• [Exercise directions]:
Leave the pictures out, and output exactly the lines from the one containing "Write the seaborn" through the one containing "4, 6, 8, 10]".

• [Data extract]:
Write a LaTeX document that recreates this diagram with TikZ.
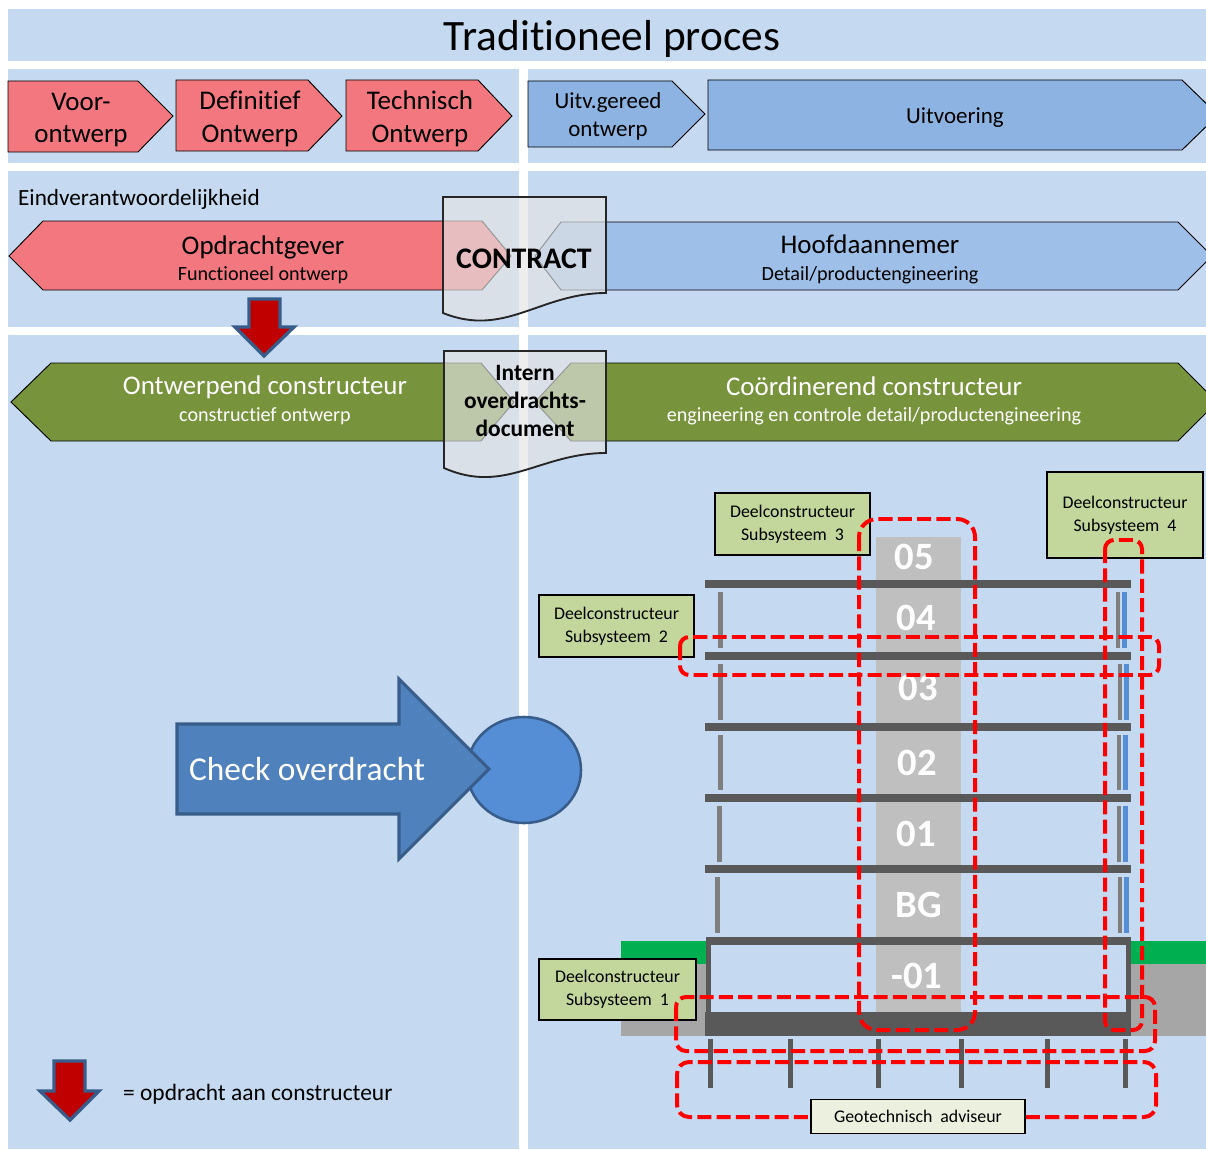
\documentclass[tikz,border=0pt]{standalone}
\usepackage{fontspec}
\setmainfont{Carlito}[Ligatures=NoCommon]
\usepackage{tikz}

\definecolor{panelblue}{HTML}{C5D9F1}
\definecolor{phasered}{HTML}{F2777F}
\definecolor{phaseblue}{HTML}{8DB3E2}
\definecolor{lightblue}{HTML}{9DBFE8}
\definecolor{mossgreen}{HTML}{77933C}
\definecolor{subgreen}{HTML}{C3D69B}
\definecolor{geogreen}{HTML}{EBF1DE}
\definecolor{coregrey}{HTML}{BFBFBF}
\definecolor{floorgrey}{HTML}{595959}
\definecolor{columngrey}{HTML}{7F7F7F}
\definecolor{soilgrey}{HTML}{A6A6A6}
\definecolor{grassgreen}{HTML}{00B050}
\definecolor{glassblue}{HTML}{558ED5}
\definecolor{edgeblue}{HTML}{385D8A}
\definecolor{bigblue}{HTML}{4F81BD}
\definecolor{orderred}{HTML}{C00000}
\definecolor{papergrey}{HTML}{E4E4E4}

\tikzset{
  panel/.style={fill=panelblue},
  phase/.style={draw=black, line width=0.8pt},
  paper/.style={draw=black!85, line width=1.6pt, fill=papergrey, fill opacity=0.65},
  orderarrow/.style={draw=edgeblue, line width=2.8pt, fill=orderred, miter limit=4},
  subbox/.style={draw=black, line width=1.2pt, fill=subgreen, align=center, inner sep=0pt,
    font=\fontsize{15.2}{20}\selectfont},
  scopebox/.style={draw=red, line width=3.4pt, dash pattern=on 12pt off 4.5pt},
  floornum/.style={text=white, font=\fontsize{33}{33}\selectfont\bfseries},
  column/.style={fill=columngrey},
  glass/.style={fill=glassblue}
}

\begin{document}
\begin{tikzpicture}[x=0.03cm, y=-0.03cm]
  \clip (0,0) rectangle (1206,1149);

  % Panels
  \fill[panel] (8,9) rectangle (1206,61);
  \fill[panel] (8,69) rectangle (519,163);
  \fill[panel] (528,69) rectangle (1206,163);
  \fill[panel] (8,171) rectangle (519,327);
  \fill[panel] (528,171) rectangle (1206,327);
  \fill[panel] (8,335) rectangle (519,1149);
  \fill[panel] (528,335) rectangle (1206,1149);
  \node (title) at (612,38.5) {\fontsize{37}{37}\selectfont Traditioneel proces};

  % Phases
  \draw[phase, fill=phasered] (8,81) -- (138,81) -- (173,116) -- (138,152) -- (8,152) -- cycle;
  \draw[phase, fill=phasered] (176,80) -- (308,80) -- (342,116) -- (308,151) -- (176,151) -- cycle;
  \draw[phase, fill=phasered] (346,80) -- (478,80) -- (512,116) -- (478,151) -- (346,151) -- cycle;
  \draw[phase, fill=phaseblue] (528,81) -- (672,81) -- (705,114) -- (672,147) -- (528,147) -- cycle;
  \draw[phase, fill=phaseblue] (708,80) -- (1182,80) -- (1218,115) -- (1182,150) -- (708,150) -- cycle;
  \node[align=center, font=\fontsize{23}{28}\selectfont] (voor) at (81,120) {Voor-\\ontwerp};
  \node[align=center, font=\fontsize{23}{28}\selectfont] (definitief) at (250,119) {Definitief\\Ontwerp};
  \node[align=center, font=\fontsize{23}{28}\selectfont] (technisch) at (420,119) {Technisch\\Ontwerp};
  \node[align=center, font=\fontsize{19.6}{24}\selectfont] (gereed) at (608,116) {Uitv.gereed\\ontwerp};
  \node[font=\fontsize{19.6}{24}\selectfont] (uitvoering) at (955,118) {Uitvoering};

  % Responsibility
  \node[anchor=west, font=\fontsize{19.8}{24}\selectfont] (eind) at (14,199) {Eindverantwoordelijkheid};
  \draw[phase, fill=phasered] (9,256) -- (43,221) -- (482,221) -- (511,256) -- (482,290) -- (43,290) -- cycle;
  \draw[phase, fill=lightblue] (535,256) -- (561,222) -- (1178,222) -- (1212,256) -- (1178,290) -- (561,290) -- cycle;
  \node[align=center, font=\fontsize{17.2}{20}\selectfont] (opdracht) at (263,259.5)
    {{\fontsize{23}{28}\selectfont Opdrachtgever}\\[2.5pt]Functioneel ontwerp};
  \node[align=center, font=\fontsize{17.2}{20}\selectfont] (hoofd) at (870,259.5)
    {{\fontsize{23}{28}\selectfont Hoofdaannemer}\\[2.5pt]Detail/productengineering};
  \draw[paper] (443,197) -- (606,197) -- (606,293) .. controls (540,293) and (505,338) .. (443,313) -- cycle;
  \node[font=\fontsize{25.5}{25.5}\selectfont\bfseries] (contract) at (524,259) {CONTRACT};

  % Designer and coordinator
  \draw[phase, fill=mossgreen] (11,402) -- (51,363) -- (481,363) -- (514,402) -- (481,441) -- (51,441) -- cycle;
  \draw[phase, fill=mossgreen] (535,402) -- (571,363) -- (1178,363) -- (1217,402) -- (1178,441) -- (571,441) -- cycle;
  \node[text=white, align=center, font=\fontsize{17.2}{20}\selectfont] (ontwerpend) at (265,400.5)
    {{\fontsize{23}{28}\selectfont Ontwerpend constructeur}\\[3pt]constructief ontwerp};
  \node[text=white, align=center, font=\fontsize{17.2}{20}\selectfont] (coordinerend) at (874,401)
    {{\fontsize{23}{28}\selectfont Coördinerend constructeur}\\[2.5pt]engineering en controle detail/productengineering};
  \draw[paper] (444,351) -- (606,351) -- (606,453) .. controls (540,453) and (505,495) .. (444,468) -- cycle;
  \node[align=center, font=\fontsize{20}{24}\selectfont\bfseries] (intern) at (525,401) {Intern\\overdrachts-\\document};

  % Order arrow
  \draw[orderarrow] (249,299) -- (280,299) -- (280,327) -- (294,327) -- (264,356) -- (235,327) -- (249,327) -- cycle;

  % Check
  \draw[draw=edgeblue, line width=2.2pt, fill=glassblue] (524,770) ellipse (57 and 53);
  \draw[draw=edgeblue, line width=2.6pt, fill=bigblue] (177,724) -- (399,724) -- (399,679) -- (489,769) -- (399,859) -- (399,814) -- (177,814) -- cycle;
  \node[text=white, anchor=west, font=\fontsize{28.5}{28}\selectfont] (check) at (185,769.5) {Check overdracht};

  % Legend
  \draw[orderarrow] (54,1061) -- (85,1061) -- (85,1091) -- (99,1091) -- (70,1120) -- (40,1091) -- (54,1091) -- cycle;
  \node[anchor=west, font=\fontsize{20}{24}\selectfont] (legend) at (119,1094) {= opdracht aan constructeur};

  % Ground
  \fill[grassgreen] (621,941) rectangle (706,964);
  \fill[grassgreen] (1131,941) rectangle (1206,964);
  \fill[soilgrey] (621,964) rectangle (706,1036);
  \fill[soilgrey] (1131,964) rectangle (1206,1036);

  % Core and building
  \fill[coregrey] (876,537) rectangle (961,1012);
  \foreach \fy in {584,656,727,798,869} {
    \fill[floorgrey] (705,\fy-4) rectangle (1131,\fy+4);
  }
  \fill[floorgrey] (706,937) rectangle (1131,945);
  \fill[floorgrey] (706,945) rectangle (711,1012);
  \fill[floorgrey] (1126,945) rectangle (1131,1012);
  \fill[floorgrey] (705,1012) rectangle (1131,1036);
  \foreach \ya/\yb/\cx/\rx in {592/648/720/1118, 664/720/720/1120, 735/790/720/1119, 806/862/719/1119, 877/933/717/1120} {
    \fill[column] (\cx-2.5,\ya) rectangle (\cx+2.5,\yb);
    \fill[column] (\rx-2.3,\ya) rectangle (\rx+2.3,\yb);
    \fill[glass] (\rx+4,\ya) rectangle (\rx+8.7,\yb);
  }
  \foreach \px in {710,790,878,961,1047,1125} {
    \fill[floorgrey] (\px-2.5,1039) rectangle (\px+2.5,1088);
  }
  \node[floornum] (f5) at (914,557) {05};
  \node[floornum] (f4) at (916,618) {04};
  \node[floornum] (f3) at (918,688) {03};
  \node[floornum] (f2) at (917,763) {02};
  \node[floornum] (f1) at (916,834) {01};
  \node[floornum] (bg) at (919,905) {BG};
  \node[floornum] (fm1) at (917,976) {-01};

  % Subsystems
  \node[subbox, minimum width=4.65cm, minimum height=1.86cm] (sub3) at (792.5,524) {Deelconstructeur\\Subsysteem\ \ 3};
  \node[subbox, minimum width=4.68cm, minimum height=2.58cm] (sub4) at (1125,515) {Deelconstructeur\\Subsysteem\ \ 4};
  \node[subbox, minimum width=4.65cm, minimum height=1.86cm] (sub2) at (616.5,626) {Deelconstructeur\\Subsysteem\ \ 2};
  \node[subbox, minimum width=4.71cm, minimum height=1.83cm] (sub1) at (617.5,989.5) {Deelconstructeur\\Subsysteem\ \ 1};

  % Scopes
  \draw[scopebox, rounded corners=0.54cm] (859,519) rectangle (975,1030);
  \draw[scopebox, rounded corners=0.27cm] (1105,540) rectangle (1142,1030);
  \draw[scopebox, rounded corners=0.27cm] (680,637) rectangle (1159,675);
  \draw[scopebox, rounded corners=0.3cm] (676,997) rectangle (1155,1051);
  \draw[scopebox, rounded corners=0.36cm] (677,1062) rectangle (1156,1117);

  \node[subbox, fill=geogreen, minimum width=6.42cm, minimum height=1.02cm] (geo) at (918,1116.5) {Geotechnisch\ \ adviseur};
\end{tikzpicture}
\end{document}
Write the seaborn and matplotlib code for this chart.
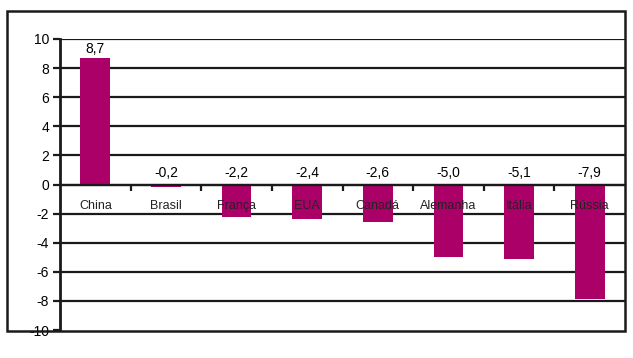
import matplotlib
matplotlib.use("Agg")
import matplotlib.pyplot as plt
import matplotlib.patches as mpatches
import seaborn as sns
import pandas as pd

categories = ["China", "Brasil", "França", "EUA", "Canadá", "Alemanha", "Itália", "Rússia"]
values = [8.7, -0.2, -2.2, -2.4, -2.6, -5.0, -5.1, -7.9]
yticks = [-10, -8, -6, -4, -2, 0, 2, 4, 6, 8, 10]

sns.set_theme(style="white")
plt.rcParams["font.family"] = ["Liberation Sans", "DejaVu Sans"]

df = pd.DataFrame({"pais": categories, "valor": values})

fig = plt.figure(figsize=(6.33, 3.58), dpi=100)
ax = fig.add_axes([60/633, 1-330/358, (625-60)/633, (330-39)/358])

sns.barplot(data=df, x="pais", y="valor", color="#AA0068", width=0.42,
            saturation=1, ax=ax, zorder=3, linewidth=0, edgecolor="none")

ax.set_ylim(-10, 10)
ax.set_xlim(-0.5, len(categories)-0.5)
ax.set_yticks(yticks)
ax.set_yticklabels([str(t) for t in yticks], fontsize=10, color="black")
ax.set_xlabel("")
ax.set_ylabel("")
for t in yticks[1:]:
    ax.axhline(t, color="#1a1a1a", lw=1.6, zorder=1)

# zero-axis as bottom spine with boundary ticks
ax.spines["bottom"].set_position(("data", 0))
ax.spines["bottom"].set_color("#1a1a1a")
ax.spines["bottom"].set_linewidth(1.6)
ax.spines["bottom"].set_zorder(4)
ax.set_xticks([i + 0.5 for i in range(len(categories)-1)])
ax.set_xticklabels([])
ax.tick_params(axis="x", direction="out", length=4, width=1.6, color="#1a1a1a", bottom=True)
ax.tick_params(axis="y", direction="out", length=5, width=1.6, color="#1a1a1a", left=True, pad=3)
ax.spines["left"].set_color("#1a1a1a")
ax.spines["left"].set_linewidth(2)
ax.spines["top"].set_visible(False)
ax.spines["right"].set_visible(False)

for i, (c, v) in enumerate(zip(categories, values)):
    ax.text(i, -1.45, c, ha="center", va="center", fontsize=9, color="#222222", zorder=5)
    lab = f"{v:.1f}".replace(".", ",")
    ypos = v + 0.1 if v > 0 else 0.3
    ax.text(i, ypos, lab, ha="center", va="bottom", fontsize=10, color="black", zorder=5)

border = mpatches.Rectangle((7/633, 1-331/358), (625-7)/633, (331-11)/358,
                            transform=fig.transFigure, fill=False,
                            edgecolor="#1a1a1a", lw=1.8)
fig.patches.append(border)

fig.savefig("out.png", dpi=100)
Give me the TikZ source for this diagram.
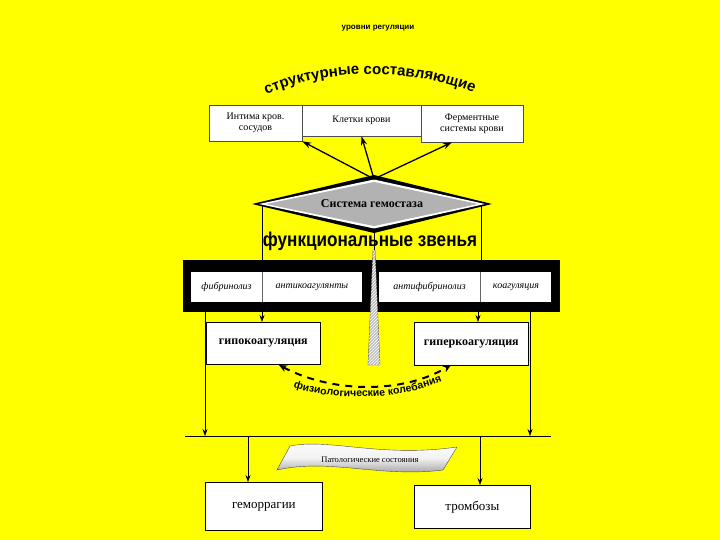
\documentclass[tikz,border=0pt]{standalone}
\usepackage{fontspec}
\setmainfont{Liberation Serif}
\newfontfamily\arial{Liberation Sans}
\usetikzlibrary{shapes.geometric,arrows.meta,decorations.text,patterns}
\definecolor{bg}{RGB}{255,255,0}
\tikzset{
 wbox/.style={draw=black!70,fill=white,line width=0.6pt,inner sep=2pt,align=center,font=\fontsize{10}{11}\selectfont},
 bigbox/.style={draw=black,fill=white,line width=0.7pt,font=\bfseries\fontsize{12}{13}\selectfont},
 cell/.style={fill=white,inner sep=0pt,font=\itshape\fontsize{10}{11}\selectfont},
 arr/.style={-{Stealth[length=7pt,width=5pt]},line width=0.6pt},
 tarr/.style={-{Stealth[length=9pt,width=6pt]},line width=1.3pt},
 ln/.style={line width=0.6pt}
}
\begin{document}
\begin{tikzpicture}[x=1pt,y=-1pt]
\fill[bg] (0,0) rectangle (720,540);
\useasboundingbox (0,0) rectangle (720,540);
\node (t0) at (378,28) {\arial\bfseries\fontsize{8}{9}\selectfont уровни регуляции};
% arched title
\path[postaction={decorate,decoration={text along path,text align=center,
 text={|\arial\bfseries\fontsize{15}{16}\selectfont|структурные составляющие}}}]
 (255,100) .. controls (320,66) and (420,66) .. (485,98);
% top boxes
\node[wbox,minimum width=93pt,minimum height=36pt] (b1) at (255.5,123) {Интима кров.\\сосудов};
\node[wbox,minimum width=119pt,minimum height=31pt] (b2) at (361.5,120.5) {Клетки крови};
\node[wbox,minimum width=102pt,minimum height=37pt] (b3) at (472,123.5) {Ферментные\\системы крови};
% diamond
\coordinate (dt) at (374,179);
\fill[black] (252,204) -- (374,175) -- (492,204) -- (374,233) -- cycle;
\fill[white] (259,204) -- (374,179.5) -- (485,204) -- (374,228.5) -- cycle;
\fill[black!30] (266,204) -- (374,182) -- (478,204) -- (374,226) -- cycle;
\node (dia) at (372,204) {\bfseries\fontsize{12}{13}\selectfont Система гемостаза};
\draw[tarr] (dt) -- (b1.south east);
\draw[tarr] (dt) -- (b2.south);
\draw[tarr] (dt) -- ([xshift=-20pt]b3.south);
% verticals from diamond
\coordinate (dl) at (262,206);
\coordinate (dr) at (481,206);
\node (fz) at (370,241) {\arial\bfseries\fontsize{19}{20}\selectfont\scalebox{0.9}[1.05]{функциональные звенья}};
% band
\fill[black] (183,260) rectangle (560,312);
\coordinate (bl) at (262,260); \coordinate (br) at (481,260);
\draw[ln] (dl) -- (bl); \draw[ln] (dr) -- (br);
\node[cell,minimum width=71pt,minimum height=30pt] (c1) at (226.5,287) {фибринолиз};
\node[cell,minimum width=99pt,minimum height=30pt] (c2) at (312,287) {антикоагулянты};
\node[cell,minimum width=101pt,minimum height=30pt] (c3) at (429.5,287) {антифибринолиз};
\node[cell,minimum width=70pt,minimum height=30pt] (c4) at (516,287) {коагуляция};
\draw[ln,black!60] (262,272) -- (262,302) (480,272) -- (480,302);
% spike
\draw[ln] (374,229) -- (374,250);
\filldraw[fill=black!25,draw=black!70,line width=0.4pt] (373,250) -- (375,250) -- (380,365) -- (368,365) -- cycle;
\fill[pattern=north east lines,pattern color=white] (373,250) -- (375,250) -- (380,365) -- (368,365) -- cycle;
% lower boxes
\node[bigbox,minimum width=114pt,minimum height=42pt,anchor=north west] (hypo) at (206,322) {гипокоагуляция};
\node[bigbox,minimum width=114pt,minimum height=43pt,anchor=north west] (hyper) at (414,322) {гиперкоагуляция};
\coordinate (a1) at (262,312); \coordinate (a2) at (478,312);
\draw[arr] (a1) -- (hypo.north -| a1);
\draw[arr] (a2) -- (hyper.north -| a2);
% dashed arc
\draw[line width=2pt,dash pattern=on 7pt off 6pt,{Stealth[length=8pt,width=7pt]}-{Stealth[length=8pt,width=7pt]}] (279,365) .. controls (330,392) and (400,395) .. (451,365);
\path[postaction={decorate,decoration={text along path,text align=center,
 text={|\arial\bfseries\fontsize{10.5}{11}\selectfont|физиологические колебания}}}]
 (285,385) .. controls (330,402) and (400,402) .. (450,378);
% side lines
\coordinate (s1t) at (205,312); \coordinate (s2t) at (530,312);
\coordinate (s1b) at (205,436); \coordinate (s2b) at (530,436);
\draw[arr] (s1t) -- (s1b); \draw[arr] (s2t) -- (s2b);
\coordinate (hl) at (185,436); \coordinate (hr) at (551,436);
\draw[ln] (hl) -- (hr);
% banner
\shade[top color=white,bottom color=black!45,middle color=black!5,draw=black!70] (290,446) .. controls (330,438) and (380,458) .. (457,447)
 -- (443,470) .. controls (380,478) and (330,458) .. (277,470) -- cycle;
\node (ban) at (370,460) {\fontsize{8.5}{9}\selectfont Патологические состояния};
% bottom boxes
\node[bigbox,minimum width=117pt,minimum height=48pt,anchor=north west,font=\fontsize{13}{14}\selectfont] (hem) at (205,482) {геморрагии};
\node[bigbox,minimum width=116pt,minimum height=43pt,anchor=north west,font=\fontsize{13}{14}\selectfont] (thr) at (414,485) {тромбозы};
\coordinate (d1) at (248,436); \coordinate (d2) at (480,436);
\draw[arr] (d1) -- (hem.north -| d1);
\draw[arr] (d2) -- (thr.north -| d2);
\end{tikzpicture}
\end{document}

• [The reply]:
Write the seaborn and matplotlib code for this chart.
import matplotlib
matplotlib.use("Agg")
import matplotlib.pyplot as plt
import matplotlib.patches as mpatches
import seaborn as sns
import pandas as pd

categories = ["China", "Brasil", "França", "EUA", "Canadá", "Alemanha", "Itália", "Rússia"]
values = [8.7, -0.2, -2.2, -2.4, -2.6, -5.0, -5.1, -7.9]
yticks = [-10, -8, -6, -4, -2, 0, 2, 4, 6, 8, 10]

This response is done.